[START]

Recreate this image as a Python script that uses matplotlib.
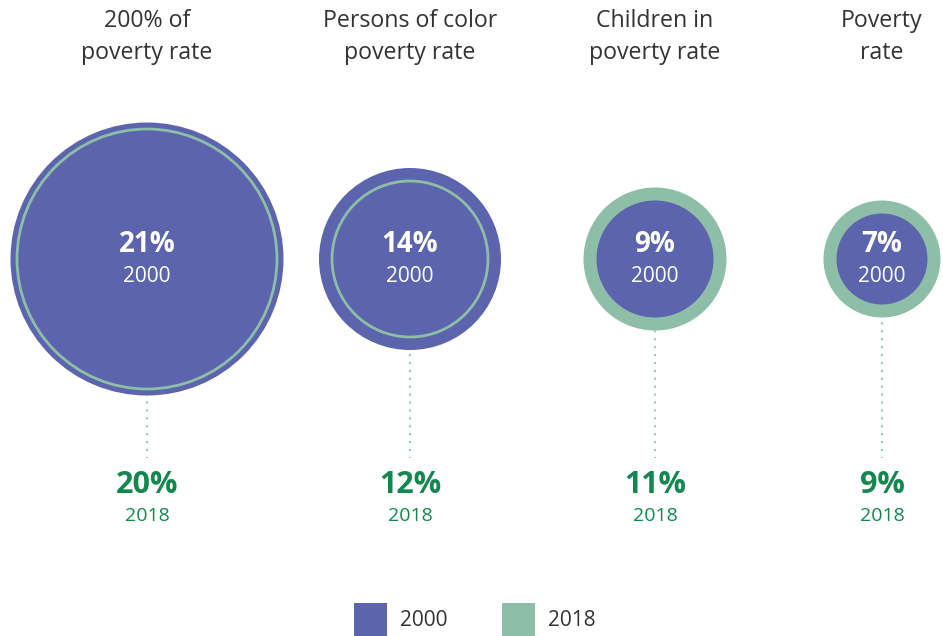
"""Poverty rates in 2000 vs 2018 drawn as nested circles."""

import matplotlib.pyplot as plt
from matplotlib.patches import Circle, Rectangle

# data
categories = ["200% of\npoverty rate", "Persons of color\npoverty rate",
              "Children in\npoverty rate", "Poverty\nrate"]
rate_2000 = [21, 14, 9, 7]
rate_2018 = [20, 12, 11, 9]
years = ["2000", "2018"]

# layout (pixels)
W, H = 943, 636
centers_x = [147, 410, 655, 882]
cy = 259
px_per_pct = 6.5
line_end = 458

purple = "#5b64ad"
green = "#8ebea7"
dark_green = "#13874f"
dot_color = "#9cc8b5"
text_color = "#333333"
font = "Open Sans"

fig = plt.figure(figsize=(W / 100, H / 100), dpi=100)
ax = fig.add_axes([0, 0, 1, 1])
ax.set_xlim(0, W)
ax.set_ylim(H, 0)
ax.set_aspect("equal")
ax.axis("off")

for x, cat, a, b in zip(centers_x, categories, rate_2000, rate_2018):
    ra, rb = a * px_per_pct, b * px_per_pct
    # dotted connector down to the 2018 value
    ax.plot([x, x], [cy, line_end], color=dot_color, lw=1.5,
            linestyle=(0, (1, 2.8)), zorder=1)
    if ra >= rb:
        ax.add_patch(Circle((x, cy), ra, color=purple, zorder=2, lw=0))
        ax.add_patch(Circle((x, cy), rb, fill=False, edgecolor=green,
                            lw=2.0, zorder=3))
    else:
        ax.add_patch(Circle((x, cy), rb, color=green, zorder=2, lw=0))
        ax.add_patch(Circle((x, cy), ra, color=purple, zorder=3, lw=0))

    ax.text(x, 37, cat, ha="center", va="center", fontsize=16.7,
            color=text_color, family=font, linespacing=1.4)
    ax.text(x, cy - 14, f"{a}%", ha="center", va="center", fontsize=20,
            color="white", family=font, fontweight="bold", zorder=5)
    ax.text(x, cy + 18, years[0], ha="center", va="center", fontsize=15,
            color="white", family=font, zorder=5)
    ax.text(x, 485, f"{b}%", ha="center", va="center", fontsize=22,
            color=dark_green, family=font, fontweight="bold")
    ax.text(x, 516, years[1], ha="center", va="center", fontsize=14,
            color=dark_green, family=font)

# legend
for lx, c, yr in zip([354, 502], [purple, green], years):
    ax.add_patch(Rectangle((lx, 603), 33, 33, color=c, lw=0))
    ax.text(lx + 46, 620, yr, ha="left", va="center", fontsize=15,
            color=text_color, family=font)

fig.savefig("out.png", dpi=100)
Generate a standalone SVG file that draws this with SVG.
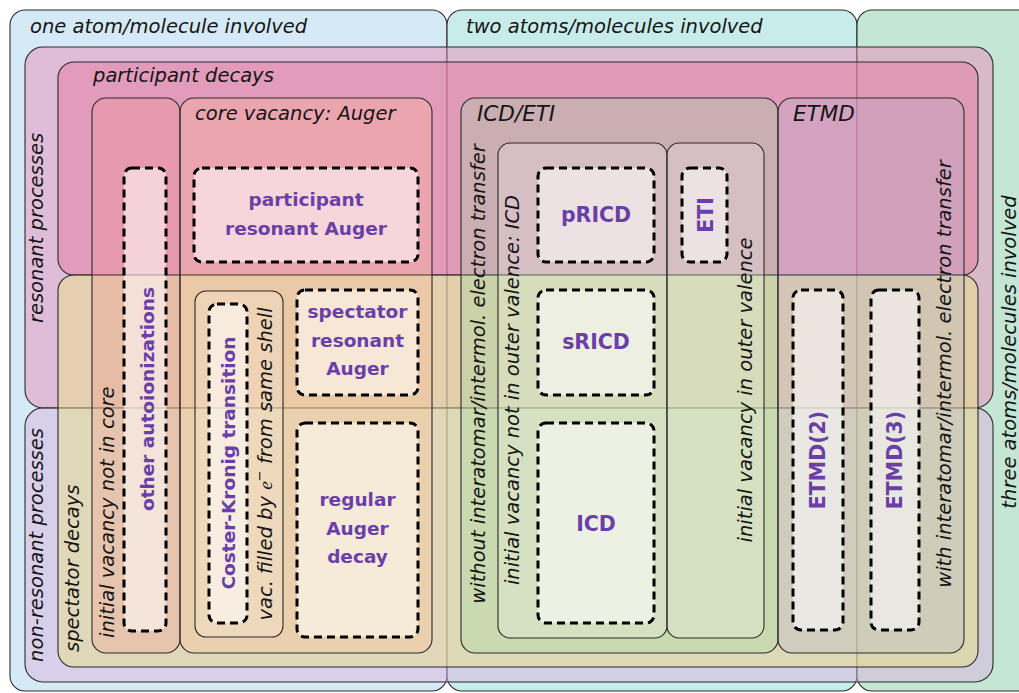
<svg xmlns="http://www.w3.org/2000/svg" width="1019" height="693" viewBox="0 0 1019 693">
<style>
.reg{stroke:#2b2b2b;stroke-width:1.1}
.dash{fill:#ffffff;fill-opacity:0.55;stroke:#000;stroke-width:3;stroke-dasharray:8 5}
.lab{font-family:"DejaVu Sans",sans-serif;font-style:italic;font-size:19.5px;fill:#151515}
.big{font-size:21.5px}
.b{font-family:"DejaVu Sans",sans-serif;font-weight:bold;font-size:18.5px;fill:#6a40a8;text-anchor:middle}
.bb{font-size:20.5px}
</style>
<rect width="1019" height="693" fill="#ffffff"/>
<g id="one-atom"><rect class="reg" x="10" y="10" width="437" height="681" rx="15" fill="#d5eaf6"/><text class="lab" x="30" y="33">one atom/molecule involved</text></g>
<g id="two-atoms"><rect class="reg" x="447" y="10" width="410" height="681" rx="15" fill="#c8ecea"/><text class="lab" x="466" y="33">two atoms/molecules involved</text></g>
<g id="three-atoms"><rect class="reg" x="857" y="10" width="200" height="681" rx="15" fill="#c3e6d5"/><text class="lab" transform="translate(1016,352) rotate(-90)" text-anchor="middle">three atoms/molecules involved</text></g>
<g id="resonant"><rect class="reg" x="25" y="47" width="968" height="361" rx="18" fill="rgb(233,142,186)" fill-opacity="0.5"/><text class="lab" transform="translate(43,228) rotate(-90)" text-anchor="middle">resonant processes</text></g>
<g id="non-resonant"><rect class="reg" x="25" y="408" width="968" height="274" rx="18" fill="rgb(219,180,222)" fill-opacity="0.5"/><text class="lab" transform="translate(43,545) rotate(-90)" text-anchor="middle">non-resonant processes</text></g>
<g id="participant-decays"><rect class="reg" x="58" y="62" width="920" height="213" rx="16" fill="rgb(231,122,160)" fill-opacity="0.5"/><text class="lab" x="93" y="82">participant decays</text></g>
<g id="spectator-decays"><rect class="reg" x="58" y="275" width="920" height="392" rx="16" fill="rgb(234,225,136)" fill-opacity="0.5"/><text class="lab" transform="translate(79,652) rotate(-90)">spectator decays</text></g>
<g id="not-in-core"><rect class="reg" x="92" y="98" width="88" height="555" rx="14" fill="rgb(241,149,149)" fill-opacity="0.3"/><text class="lab" transform="translate(114,638) rotate(-90)">initial vacancy not in core</text></g>
<g id="core-vacancy"><rect class="reg" x="180" y="98" width="252" height="555" rx="14" fill="rgb(255,189,143)" fill-opacity="0.3"/><text class="lab" x="195" y="120">core vacancy: Auger</text></g>
<g id="icd-eti"><rect class="reg" x="461" y="98" width="317" height="555" rx="14" fill="rgb(153,218,162)" fill-opacity="0.3"/><text class="lab big" x="477" y="121">ICD/ETI</text><text class="lab" transform="translate(485,374) rotate(-90)" text-anchor="middle">without interatomar/intermol. electron transfer</text></g>
<g id="etmd"><rect class="reg" x="778" y="98" width="186" height="555" rx="14" fill="rgb(180,180,210)" fill-opacity="0.3"/><text class="lab big" x="793" y="121">ETMD</text><text class="lab" transform="translate(951,374) rotate(-90)" text-anchor="middle">with interatomar/intermol. electron transfer</text></g>
<g id="same-shell"><rect class="reg" x="195" y="291" width="88" height="346" rx="11" fill="#ffffff" fill-opacity="0.2"/><text class="lab" transform="translate(272,464) rotate(-90)" text-anchor="middle">vac. filled by <tspan font-family="'Liberation Serif',serif">e</tspan><tspan font-size="13" dy="-8">−</tspan><tspan dy="8"> from same shell</tspan></text></g>
<g id="not-outer-valence"><rect class="reg" x="498" y="143" width="169" height="495" rx="12" fill="#ffffff" fill-opacity="0.22"/><text class="lab" transform="translate(519,390) rotate(-90)" text-anchor="middle">initial vacancy not in outer valence: ICD</text></g>
<g id="outer-valence"><rect class="reg" x="667" y="143" width="97" height="495" rx="12" fill="#ffffff" fill-opacity="0.22"/><text class="lab" transform="translate(752,390) rotate(-90)" text-anchor="middle">initial vacancy in outer valence</text></g>
<g id="other-autoionizations"><rect class="dash" x="124" y="168" width="42" height="463" rx="8"/><text class="b" transform="translate(154,399) rotate(-90)">other autoionizations</text></g>
<g id="participant-resonant-auger"><rect class="dash" x="194" y="168" width="224" height="94" rx="8"/><text class="b" x="306" y="206">participant</text><text class="b" x="306" y="235">resonant Auger</text></g>
<g id="coster-kronig"><rect class="dash" x="209" y="304" width="38" height="319" rx="8"/><text class="b" transform="translate(235,463) rotate(-90)">Coster-Kronig transition</text></g>
<g id="spectator-resonant-auger"><rect class="dash" x="297" y="290" width="121" height="105" rx="8"/><text class="b" x="357.5" y="318">spectator</text><text class="b" x="357.5" y="347">resonant</text><text class="b" x="357.5" y="375">Auger</text></g>
<g id="regular-auger"><rect class="dash" x="297" y="423" width="121" height="214" rx="8"/><text class="b" x="357.5" y="506">regular</text><text class="b" x="357.5" y="535">Auger</text><text class="b" x="357.5" y="563">decay</text></g>
<g id="pRICD"><rect class="dash" x="538" y="168" width="116" height="94" rx="8"/><text class="b bb" x="596" y="222">pRICD</text></g>
<g id="ETI"><rect class="dash" x="682" y="168" width="45" height="94" rx="8"/><text class="b bb" transform="translate(713,215) rotate(-90)">ETI</text></g>
<g id="sRICD"><rect class="dash" x="538" y="290" width="116" height="105" rx="8"/><text class="b bb" x="596" y="349">sRICD</text></g>
<g id="ICD"><rect class="dash" x="538" y="423" width="116" height="200" rx="8"/><text class="b bb" x="596" y="531">ICD</text></g>
<g id="ETMD2"><rect class="dash" x="793" y="290" width="50" height="340" rx="8"/><text class="b bb" transform="translate(825,460) rotate(-90)">ETMD(2)</text></g>
<g id="ETMD3"><rect class="dash" x="871" y="290" width="48" height="340" rx="8"/><text class="b bb" transform="translate(902,460) rotate(-90)">ETMD(3)</text></g>
<g id="connectors"/>
</svg>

[END]

* PROBLEM STATEMENT *
Look at the listing and set down only the lines from its start through the line with "line_end = 458", word for word and without pictures.

* SOLUTION TO THE EXERCISE *
Recreate this image as a Python script that uses matplotlib.
"""Poverty rates in 2000 vs 2018 drawn as nested circles."""

import matplotlib.pyplot as plt
from matplotlib.patches import Circle, Rectangle

# data
categories = ["200% of\npoverty rate", "Persons of color\npoverty rate",
              "Children in\npoverty rate", "Poverty\nrate"]
rate_2000 = [21, 14, 9, 7]
rate_2018 = [20, 12, 11, 9]
years = ["2000", "2018"]

# layout (pixels)
W, H = 943, 636
centers_x = [147, 410, 655, 882]
cy = 259
px_per_pct = 6.5
line_end = 458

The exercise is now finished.